If you are in the market for a new vehicle, the second half of 2024 might be an even better time to buy.
According to new data from Cox Automotive, demand for new vehicles could be softer in the second half of the year. Although new car sales are up 0.4% so far in 2024 compared to the first six months of 2023, transactions dropped by 4% between May and June.
One reason new car sales remained strong to start the year was that dealers were offering more incentives. But some buyers seem to be waiting for prices to come down even more.

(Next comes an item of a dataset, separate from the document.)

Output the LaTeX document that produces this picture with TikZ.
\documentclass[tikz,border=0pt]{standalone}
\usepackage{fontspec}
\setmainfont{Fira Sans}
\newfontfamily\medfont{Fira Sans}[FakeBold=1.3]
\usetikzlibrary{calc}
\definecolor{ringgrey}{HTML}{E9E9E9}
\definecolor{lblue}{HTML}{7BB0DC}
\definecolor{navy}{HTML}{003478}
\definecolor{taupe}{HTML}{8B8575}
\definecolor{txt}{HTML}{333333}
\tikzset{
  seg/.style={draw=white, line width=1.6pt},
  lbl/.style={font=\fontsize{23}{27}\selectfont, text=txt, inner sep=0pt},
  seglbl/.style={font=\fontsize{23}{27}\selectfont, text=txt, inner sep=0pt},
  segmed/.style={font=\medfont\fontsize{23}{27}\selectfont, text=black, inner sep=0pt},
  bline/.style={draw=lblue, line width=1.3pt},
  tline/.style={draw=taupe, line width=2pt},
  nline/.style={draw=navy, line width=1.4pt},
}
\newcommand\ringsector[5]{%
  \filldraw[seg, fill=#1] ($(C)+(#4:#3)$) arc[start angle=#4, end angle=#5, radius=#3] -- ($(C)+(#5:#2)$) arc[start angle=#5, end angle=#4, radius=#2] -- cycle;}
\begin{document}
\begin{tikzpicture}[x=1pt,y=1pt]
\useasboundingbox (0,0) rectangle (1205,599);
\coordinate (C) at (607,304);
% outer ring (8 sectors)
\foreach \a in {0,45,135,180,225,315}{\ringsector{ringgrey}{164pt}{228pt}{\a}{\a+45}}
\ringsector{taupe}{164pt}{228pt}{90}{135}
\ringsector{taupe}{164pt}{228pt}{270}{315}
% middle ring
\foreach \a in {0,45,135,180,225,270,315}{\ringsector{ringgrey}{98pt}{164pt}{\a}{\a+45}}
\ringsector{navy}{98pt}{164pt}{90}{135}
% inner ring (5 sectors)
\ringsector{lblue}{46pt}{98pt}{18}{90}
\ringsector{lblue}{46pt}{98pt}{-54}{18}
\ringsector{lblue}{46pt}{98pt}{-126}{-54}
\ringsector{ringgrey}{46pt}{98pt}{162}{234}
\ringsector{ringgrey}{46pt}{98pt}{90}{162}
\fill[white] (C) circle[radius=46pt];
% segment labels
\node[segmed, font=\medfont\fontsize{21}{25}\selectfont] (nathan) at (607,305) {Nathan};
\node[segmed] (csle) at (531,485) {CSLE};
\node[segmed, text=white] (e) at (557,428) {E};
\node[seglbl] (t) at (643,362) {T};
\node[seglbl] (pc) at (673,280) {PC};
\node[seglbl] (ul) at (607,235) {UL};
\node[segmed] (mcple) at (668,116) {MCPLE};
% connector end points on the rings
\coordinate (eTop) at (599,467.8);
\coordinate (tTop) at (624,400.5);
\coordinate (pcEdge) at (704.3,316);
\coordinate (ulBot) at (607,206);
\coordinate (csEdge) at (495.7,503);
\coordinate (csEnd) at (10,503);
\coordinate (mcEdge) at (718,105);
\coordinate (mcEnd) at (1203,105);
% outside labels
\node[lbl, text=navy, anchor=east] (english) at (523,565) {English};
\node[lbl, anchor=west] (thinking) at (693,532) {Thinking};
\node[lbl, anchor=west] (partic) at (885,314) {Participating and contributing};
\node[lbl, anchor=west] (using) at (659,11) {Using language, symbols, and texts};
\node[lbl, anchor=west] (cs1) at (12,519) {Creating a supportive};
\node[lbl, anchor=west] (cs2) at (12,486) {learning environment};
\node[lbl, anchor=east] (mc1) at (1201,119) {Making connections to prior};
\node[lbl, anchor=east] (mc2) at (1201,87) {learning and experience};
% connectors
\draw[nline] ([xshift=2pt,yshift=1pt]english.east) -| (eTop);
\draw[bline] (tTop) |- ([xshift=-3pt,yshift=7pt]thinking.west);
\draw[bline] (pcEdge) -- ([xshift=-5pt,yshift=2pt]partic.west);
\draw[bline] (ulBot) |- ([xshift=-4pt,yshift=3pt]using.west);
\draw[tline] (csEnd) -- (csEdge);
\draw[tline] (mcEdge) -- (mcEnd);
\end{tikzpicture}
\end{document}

“Sales have been relatively strong over the last few months thanks in large part to lower prices. Incentives are rising, which are helping vehicle buyers, but only somewhat. The expectation of falling prices coupled with rising uncertainty around interest rate policies may lead some vehicle buyers to wait," said Charlie Chesbrough, senior economist at Cox Automotive.
Related story: Auto dealers offering more new vehicle incentives as inventories rise, report finds
According to the consumer price index, there was a 21% jump in new car prices between July 2020 and July 2023. Over the last year, new car prices stopped going up, and there is evidence prices might relax.
Kelley Blue Book said that the average transaction price in May 2024 was $442 lower than in May 2023. The average new car sold for $48,389 in May, KBB said.
Experts say the combination of higher inventories and lower demand could continue to drive down prices, which does concern the industry.
“We remain concerned that the second half of the year cannot maintain the growth we’ve seen so far,” said Chesbrough. “Adding to the uncertainty in the market, many consumers likely believe things will be better, or at least more certain, after the November election, which adds to the hesitancy in buying. We still expect 2024 to finish a little better than 2023 — supported by more discounting and better prices, but we will be fighting an uncertain economic outlook.”